# GRANADA electric guitar



## drawmer (Jun 6, 2010)

can anyone tell me about these guitars, The one i have is a black Les Paul and it was made in Japan. It has a solid marhogany body and has GRANADA printed in the headstock.
Anthony Drawmer


----------



## zontar (Oct 25, 2007)

There are some other threads about them here, so search them for some more info & pictures.

Here is a summary.

Granada, to the best of my knowledge, was a Canadian used brand name for guitars made in Japan, primarily by Matsumoku, the same company/factory where Arias and their variations were made.

The guitars were primarily sold through music schools in Canada.
They are of varying quality--some not so good, some decent.
They don't seem to have much of a collector's value, but that also means you can get them for cheap.
I have one that I have modified a bit, and plan to mod some more. I'll be using it for slide/open G.

Some people really like them, some hate them--same as most guitars.

Bottomline?
Do you like playing it?
If you do, you have a winner.

My Granada Les Paul copy is probably my least favorite, it's a decent guitar though, so it's getting modded and used that way.
However, my Granada EB-3 copy (The SG shaped bass), is a lot of fun to play.

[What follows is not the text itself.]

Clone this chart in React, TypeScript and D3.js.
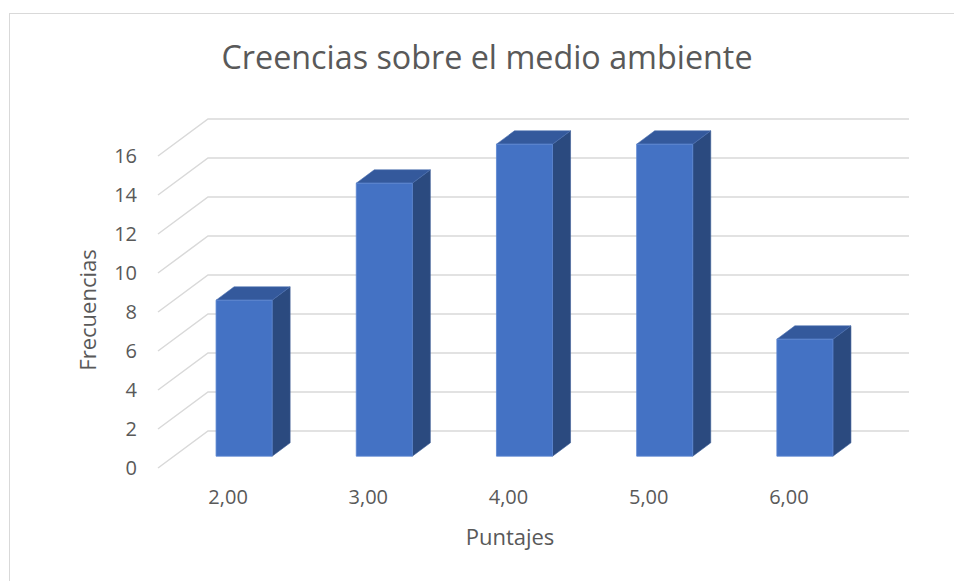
import React from "react";
import * as d3 from "d3";

const categories: string[] = ["2,00", "3,00", "4,00", "5,00", "6,00"];
const frequencies: number[] = [8, 14, 16, 16, 6];
const yTicks: number[] = [0, 2, 4, 6, 8, 10, 12, 14, 16];
const chartTitle = "Creencias sobre el medio ambiente";
const xTitle = "Puntajes";
const yTitle = "Frecuencias";

const W = 954;
const H = 581;
const FONT = "'Open Sans', 'DejaVu Sans', sans-serif";
const TEXT = "#595959";
const GRID = "#d9d9d9";

// 3D projection: depth offset of the back wall
const DEPTH_X = 50;
const DEPTH_Y = -37;
const Z0 = 0.32;
const Z1 = 0.68;

export default function App() {
  const x = d3
    .scaleBand<string>()
    .domain(categories)
    .range([158, 859])
    .paddingInner(0.6)
    .paddingOuter(0.3);
  const y = d3.scaleLinear().domain([0, 16]).range([468, 156]);

  const proj = (px: number, v: number, z: number): [number, number] => [
    px + z * DEPTH_X,
    y(v) + z * DEPTH_Y,
  ];
  const poly = (pts: [number, number][]) => pts.map((p) => p.join(",")).join(" ");

  const floorLeft = x.range()[0];
  const floorRight = x.range()[1];

  return (
    <svg
      width={W}
      height={H}
      style={{ position: "absolute", left: 0, top: 0, background: "#fff" }}
      fontFamily={FONT}
    >
      <rect x={9.5} y={13.5} width={1200} height={1200} fill="#fff" stroke={GRID} strokeWidth={1} />

      {/* gridlines: back wall + side wall diagonals */}
      {yTicks.map((t) => {
        const a = proj(floorLeft, t, 0);
        const b = proj(floorLeft, t, 1);
        const c = proj(floorRight, t, 1);
        return (
          <polyline
            key={t}
            points={poly([a, b, c])}
            fill="none"
            stroke={GRID}
            strokeWidth={1.5}
          />
        );
      })}

      {/* bars */}
      {categories.map((cat, i) => {
        const v = frequencies[i];
        const x0 = x(cat)!;
        const x1 = x0 + x.bandwidth();
        const front = [proj(x0, 0, Z0), proj(x1, 0, Z0), proj(x1, v, Z0), proj(x0, v, Z0)] as [number, number][];
        const side = [proj(x1, 0, Z0), proj(x1, 0, Z1), proj(x1, v, Z1), proj(x1, v, Z0)] as [number, number][];
        const top = [proj(x0, v, Z0), proj(x1, v, Z0), proj(x1, v, Z1), proj(x0, v, Z1)] as [number, number][];
        return (
          <g key={cat}>
            <polygon points={poly(side)} fill="#2B4A7F" stroke="#3a5c95" strokeWidth={0.6} />
            <polygon points={poly(top)} fill="#34599C" stroke="#4a6fb0" strokeWidth={0.6} />
            <polygon points={poly(front)} fill="#4472C4" stroke="#5a85d0" strokeWidth={0.8} />
          </g>
        );
      })}

      {/* y tick labels */}
      {yTicks.map((t) => (
        <text
          key={t}
          x={137}
          y={y(t)}
          dy="0.35em"
          textAnchor="end"
          fontSize={20}
          fill={TEXT}
        >
          {t}
        </text>
      ))}

      {/* x tick labels */}
      {categories.map((cat) => (
        <text
          key={cat}
          x={x(cat)! + x.bandwidth() / 2}
          y={497}
          dy="0.35em"
          textAnchor="middle"
          fontSize={20}
          fill={TEXT}
        >
          {cat}
        </text>
      ))}

      <text x={487} y={58} dy="0.35em" textAnchor="middle" fontSize={32.3} fill={TEXT}>
        {chartTitle}
      </text>
      <text x={510} y={537} dy="0.35em" textAnchor="middle" fontSize={22} fill={TEXT}>
        {xTitle}
      </text>
      <text
        transform={`translate(88,310) rotate(-90)`}
        dy="0.35em"
        textAnchor="middle"
        fontSize={22}
        fill={TEXT}
      >
        {yTitle}
      </text>
    </svg>
  );
}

The pickups are a bit weak, but they work, and I have no plans to mod it further (I've removed the bridge cover, the string mute and the pickguard and replaced the knobs--except for the mute, those were cosmetic changes.

Any other questions?


----------



## drawmer (Jun 6, 2010)

Thank you for the info. it plays real easy and the price was right 
it ain,t no show piece but it makes the right sounds for me.
Anthony Drawmer.


----------